— BEGIN INPUT RECORDS —

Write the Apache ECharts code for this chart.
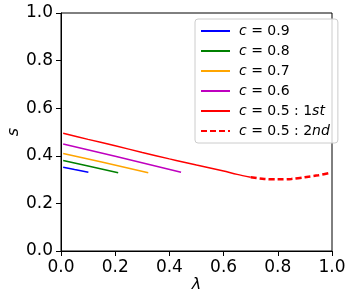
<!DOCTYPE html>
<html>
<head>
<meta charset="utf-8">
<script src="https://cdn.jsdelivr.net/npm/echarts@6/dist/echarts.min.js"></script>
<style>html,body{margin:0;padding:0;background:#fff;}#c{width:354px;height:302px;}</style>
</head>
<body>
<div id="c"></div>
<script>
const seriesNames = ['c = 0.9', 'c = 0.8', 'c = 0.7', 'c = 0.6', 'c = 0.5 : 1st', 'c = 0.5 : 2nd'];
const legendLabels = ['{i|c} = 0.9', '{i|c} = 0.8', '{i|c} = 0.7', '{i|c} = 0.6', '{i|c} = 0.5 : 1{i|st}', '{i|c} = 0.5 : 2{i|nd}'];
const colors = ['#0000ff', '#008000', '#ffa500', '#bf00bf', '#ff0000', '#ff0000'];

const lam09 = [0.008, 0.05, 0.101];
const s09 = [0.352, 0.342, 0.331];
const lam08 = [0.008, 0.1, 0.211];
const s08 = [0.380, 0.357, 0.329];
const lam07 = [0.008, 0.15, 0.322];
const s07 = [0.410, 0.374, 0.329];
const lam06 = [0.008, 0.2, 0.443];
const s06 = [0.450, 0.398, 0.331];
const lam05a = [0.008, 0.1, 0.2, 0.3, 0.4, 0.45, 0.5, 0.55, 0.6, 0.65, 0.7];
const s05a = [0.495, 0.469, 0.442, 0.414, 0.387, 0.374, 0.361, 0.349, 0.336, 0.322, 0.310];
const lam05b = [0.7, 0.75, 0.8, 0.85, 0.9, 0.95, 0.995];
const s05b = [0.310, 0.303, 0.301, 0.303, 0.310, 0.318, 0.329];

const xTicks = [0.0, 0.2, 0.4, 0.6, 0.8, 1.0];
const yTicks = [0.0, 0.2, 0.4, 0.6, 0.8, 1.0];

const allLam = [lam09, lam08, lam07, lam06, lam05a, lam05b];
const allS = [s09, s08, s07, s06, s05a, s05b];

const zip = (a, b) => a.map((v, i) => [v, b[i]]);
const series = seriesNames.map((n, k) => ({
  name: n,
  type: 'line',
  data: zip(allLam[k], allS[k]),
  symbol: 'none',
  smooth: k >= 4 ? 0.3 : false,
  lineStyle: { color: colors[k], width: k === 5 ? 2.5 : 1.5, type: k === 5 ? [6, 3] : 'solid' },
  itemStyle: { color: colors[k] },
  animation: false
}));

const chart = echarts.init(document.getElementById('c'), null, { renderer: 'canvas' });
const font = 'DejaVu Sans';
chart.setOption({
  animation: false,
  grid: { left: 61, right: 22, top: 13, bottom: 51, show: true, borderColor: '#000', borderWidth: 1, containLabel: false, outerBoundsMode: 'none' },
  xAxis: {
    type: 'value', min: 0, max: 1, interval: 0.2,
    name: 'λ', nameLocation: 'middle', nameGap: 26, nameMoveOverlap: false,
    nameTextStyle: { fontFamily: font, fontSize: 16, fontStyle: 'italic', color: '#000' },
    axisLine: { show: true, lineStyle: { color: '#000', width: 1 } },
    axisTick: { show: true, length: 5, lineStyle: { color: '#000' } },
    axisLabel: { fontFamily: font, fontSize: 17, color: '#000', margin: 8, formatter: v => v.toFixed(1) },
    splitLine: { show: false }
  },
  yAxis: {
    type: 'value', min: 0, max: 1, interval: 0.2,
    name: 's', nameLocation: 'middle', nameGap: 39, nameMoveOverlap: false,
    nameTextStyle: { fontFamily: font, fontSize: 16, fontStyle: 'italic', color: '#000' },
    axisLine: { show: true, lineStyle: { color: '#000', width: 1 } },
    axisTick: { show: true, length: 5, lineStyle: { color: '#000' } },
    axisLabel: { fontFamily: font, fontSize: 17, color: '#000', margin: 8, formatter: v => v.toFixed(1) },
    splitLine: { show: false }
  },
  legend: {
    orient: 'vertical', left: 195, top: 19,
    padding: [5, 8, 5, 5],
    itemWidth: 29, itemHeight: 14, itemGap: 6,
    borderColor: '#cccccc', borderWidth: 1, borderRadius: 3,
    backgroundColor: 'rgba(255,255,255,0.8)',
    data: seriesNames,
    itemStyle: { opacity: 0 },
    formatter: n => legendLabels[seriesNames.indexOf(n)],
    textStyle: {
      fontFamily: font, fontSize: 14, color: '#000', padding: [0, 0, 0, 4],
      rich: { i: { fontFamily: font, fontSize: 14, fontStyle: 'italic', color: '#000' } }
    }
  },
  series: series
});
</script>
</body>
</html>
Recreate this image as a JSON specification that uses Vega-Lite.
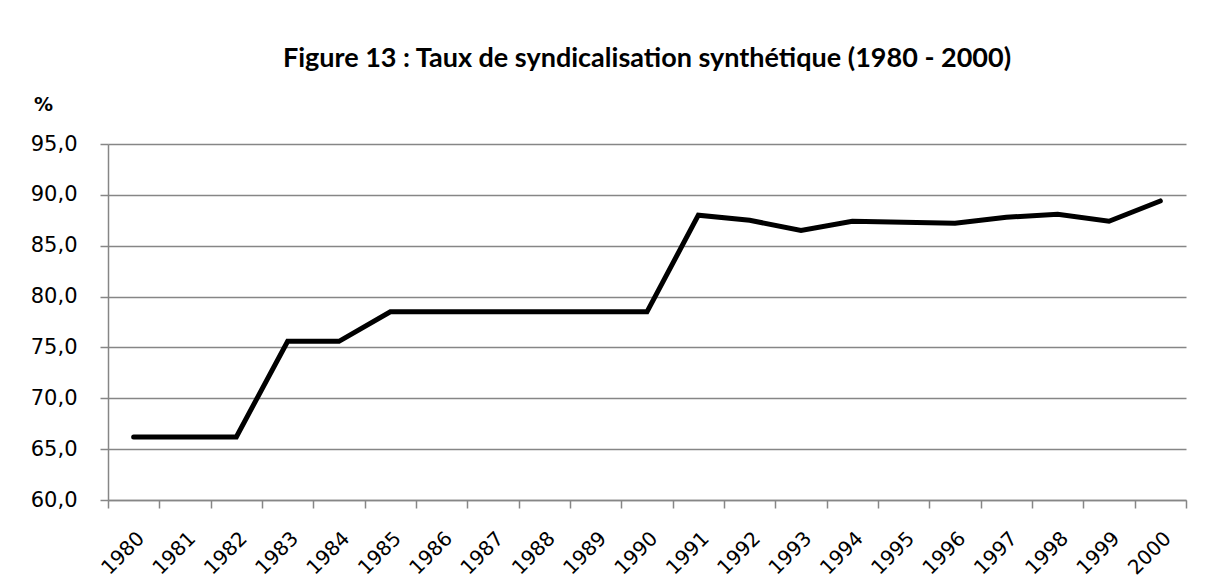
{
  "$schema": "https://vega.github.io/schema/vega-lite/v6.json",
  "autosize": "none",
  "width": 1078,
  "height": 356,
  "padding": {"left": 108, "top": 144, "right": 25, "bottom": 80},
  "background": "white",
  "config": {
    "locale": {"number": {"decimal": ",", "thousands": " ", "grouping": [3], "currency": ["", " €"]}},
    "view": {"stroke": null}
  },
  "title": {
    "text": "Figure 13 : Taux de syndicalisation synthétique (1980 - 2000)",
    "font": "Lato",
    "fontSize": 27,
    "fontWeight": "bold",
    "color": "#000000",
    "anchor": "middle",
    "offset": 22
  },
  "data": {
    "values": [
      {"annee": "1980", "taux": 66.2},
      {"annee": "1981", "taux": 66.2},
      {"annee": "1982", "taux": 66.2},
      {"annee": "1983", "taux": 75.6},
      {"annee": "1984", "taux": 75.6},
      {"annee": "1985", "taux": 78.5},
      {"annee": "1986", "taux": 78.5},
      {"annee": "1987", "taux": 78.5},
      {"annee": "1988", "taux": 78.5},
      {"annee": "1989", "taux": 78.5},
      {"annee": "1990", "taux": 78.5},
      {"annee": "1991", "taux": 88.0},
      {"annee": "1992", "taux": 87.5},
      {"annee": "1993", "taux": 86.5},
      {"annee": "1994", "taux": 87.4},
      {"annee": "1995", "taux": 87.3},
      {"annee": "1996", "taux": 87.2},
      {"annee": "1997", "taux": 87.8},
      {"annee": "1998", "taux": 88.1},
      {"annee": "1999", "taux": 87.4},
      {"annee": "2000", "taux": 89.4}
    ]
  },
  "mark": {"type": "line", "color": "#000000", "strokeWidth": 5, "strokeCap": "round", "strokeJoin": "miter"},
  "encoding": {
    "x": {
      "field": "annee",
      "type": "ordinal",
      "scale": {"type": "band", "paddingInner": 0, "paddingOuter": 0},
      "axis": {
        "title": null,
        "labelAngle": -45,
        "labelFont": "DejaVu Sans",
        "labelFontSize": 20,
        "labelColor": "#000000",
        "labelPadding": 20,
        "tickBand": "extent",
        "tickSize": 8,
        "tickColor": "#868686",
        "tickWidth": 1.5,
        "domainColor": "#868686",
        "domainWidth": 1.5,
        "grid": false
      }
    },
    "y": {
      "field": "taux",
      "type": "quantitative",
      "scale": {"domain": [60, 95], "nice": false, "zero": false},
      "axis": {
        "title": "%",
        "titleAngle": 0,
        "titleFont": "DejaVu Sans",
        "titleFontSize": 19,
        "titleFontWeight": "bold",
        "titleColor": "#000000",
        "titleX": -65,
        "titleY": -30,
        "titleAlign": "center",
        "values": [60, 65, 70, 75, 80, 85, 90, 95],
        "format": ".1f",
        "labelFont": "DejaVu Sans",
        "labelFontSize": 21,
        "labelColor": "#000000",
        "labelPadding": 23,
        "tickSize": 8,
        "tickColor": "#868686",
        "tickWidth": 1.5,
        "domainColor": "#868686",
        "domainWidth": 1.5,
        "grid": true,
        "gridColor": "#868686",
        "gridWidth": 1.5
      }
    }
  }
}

— END INPUT RECORDS —

■ **PROMPT**: Transcribe every entry word for word, but skip the pictures.

■ **SOLUTION**:
Write the Apache ECharts code for this chart.
<!DOCTYPE html>
<html>
<head>
<meta charset="utf-8">
<script src="https://cdn.jsdelivr.net/npm/echarts@6/dist/echarts.min.js"></script>
<style>html,body{margin:0;padding:0;background:#fff;}#c{width:354px;height:302px;}</style>
</head>
<body>
<div id="c"></div>
<script>
const seriesNames = ['c = 0.9', 'c = 0.8', 'c = 0.7', 'c = 0.6', 'c = 0.5 : 1st', 'c = 0.5 : 2nd'];
const legendLabels = ['{i|c} = 0.9', '{i|c} = 0.8', '{i|c} = 0.7', '{i|c} = 0.6', '{i|c} = 0.5 : 1{i|st}', '{i|c} = 0.5 : 2{i|nd}'];
const colors = ['#0000ff', '#008000', '#ffa500', '#bf00bf', '#ff0000', '#ff0000'];

const lam09 = [0.008, 0.05, 0.101];
const s09 = [0.352, 0.342, 0.331];
const lam08 = [0.008, 0.1, 0.211];
const s08 = [0.380, 0.357, 0.329];
const lam07 = [0.008, 0.15, 0.322];
const s07 = [0.410, 0.374, 0.329];
const lam06 = [0.008, 0.2, 0.443];
const s06 = [0.450, 0.398, 0.331];
const lam05a = [0.008, 0.1, 0.2, 0.3, 0.4, 0.45, 0.5, 0.55, 0.6, 0.65, 0.7];
const s05a = [0.495, 0.469, 0.442, 0.414, 0.387, 0.374, 0.361, 0.349, 0.336, 0.322, 0.310];
const lam05b = [0.7, 0.75, 0.8, 0.85, 0.9, 0.95, 0.995];
const s05b = [0.310, 0.303, 0.301, 0.303, 0.310, 0.318, 0.329];

const xTicks = [0.0, 0.2, 0.4, 0.6, 0.8, 1.0];
const yTicks = [0.0, 0.2, 0.4, 0.6, 0.8, 1.0];

const allLam = [lam09, lam08, lam07, lam06, lam05a, lam05b];
const allS = [s09, s08, s07, s06, s05a, s05b];

const zip = (a, b) => a.map((v, i) => [v, b[i]]);
const series = seriesNames.map((n, k) => ({
  name: n,
  type: 'line',
  data: zip(allLam[k], allS[k]),
  symbol: 'none',
  smooth: k >= 4 ? 0.3 : false,
  lineStyle: { color: colors[k], width: k === 5 ? 2.5 : 1.5, type: k === 5 ? [6, 3] : 'solid' },
  itemStyle: { color: colors[k] },
  animation: false
}));

const chart = echarts.init(document.getElementById('c'), null, { renderer: 'canvas' });
const font = 'DejaVu Sans';
chart.setOption({
  animation: false,
  grid: { left: 61, right: 22, top: 13, bottom: 51, show: true, borderColor: '#000', borderWidth: 1, containLabel: false, outerBoundsMode: 'none' },
  xAxis: {
    type: 'value', min: 0, max: 1, interval: 0.2,
    name: 'λ', nameLocation: 'middle', nameGap: 26, nameMoveOverlap: false,
    nameTextStyle: { fontFamily: font, fontSize: 16, fontStyle: 'italic', color: '#000' },
    axisLine: { show: true, lineStyle: { color: '#000', width: 1 } },
    axisTick: { show: true, length: 5, lineStyle: { color: '#000' } },
    axisLabel: { fontFamily: font, fontSize: 17, color: '#000', margin: 8, formatter: v => v.toFixed(1) },
    splitLine: { show: false }
  },
  yAxis: {
    type: 'value', min: 0, max: 1, interval: 0.2,
    name: 's', nameLocation: 'middle', nameGap: 39, nameMoveOverlap: false,
    nameTextStyle: { fontFamily: font, fontSize: 16, fontStyle: 'italic', color: '#000' },
    axisLine: { show: true, lineStyle: { color: '#000', width: 1 } },
    axisTick: { show: true, length: 5, lineStyle: { color: '#000' } },
    axisLabel: { fontFamily: font, fontSize: 17, color: '#000', margin: 8, formatter: v => v.toFixed(1) },
    splitLine: { show: false }
  },
  legend: {
    orient: 'vertical', left: 195, top: 19,
    padding: [5, 8, 5, 5],
    itemWidth: 29, itemHeight: 14, itemGap: 6,
    borderColor: '#cccccc', borderWidth: 1, borderRadius: 3,
    backgroundColor: 'rgba(255,255,255,0.8)',
    data: seriesNames,
    itemStyle: { opacity: 0 },
    formatter: n => legendLabels[seriesNames.indexOf(n)],
    textStyle: {
      fontFamily: font, fontSize: 14, color: '#000', padding: [0, 0, 0, 4],
      rich: { i: { fontFamily: font, fontSize: 14, fontStyle: 'italic', color: '#000' } }
    }
  },
  series: series
});
</script>
</body>
</html>
Recreate this image as a JSON specification that uses Vega-Lite.
{
  "$schema": "https://vega.github.io/schema/vega-lite/v6.json",
  "autosize": "none",
  "width": 1078,
  "height": 356,
  "padding": {"left": 108, "top": 144, "right": 25, "bottom": 80},
  "background": "white",
  "config": {
    "locale": {"number": {"decimal": ",", "thousands": " ", "grouping": [3], "currency": ["", " €"]}},
    "view": {"stroke": null}
  },
  "title": {
    "text": "Figure 13 : Taux de syndicalisation synthétique (1980 - 2000)",
    "font": "Lato",
    "fontSize": 27,
    "fontWeight": "bold",
    "color": "#000000",
    "anchor": "middle",
    "offset": 22
  },
  "data": {
    "values": [
      {"annee": "1980", "taux": 66.2},
      {"annee": "1981", "taux": 66.2},
      {"annee": "1982", "taux": 66.2},
      {"annee": "1983", "taux": 75.6},
      {"annee": "1984", "taux": 75.6},
      {"annee": "1985", "taux": 78.5},
      {"annee": "1986", "taux": 78.5},
      {"annee": "1987", "taux": 78.5},
      {"annee": "1988", "taux": 78.5},
      {"annee": "1989", "taux": 78.5},
      {"annee": "1990", "taux": 78.5},
      {"annee": "1991", "taux": 88.0},
      {"annee": "1992", "taux": 87.5},
      {"annee": "1993", "taux": 86.5},
      {"annee": "1994", "taux": 87.4},
      {"annee": "1995", "taux": 87.3},
      {"annee": "1996", "taux": 87.2},
      {"annee": "1997", "taux": 87.8},
      {"annee": "1998", "taux": 88.1},
      {"annee": "1999", "taux": 87.4},
      {"annee": "2000", "taux": 89.4}
    ]
  },
  "mark": {"type": "line", "color": "#000000", "strokeWidth": 5, "strokeCap": "round", "strokeJoin": "miter"},
  "encoding": {
    "x": {
      "field": "annee",
      "type": "ordinal",
      "scale": {"type": "band", "paddingInner": 0, "paddingOuter": 0},
      "axis": {
        "title": null,
        "labelAngle": -45,
        "labelFont": "DejaVu Sans",
        "labelFontSize": 20,
        "labelColor": "#000000",
        "labelPadding": 20,
        "tickBand": "extent",
        "tickSize": 8,
        "tickColor": "#868686",
        "tickWidth": 1.5,
        "domainColor": "#868686",
        "domainWidth": 1.5,
        "grid": false
      }
    },
    "y": {
      "field": "taux",
      "type": "quantitative",
      "scale": {"domain": [60, 95], "nice": false, "zero": false},
      "axis": {
        "title": "%",
        "titleAngle": 0,
        "titleFont": "DejaVu Sans",
        "titleFontSize": 19,
        "titleFontWeight": "bold",
        "titleColor": "#000000",
        "titleX": -65,
        "titleY": -30,
        "titleAlign": "center",
        "values": [60, 65, 70, 75, 80, 85, 90, 95],
        "format": ".1f",
        "labelFont": "DejaVu Sans",
        "labelFontSize": 21,
        "labelColor": "#000000",
        "labelPadding": 23,
        "tickSize": 8,
        "tickColor": "#868686",
        "tickWidth": 1.5,
        "domainColor": "#868686",
        "domainWidth": 1.5,
        "grid": true,
        "gridColor": "#868686",
        "gridWidth": 1.5
      }
    }
  }
}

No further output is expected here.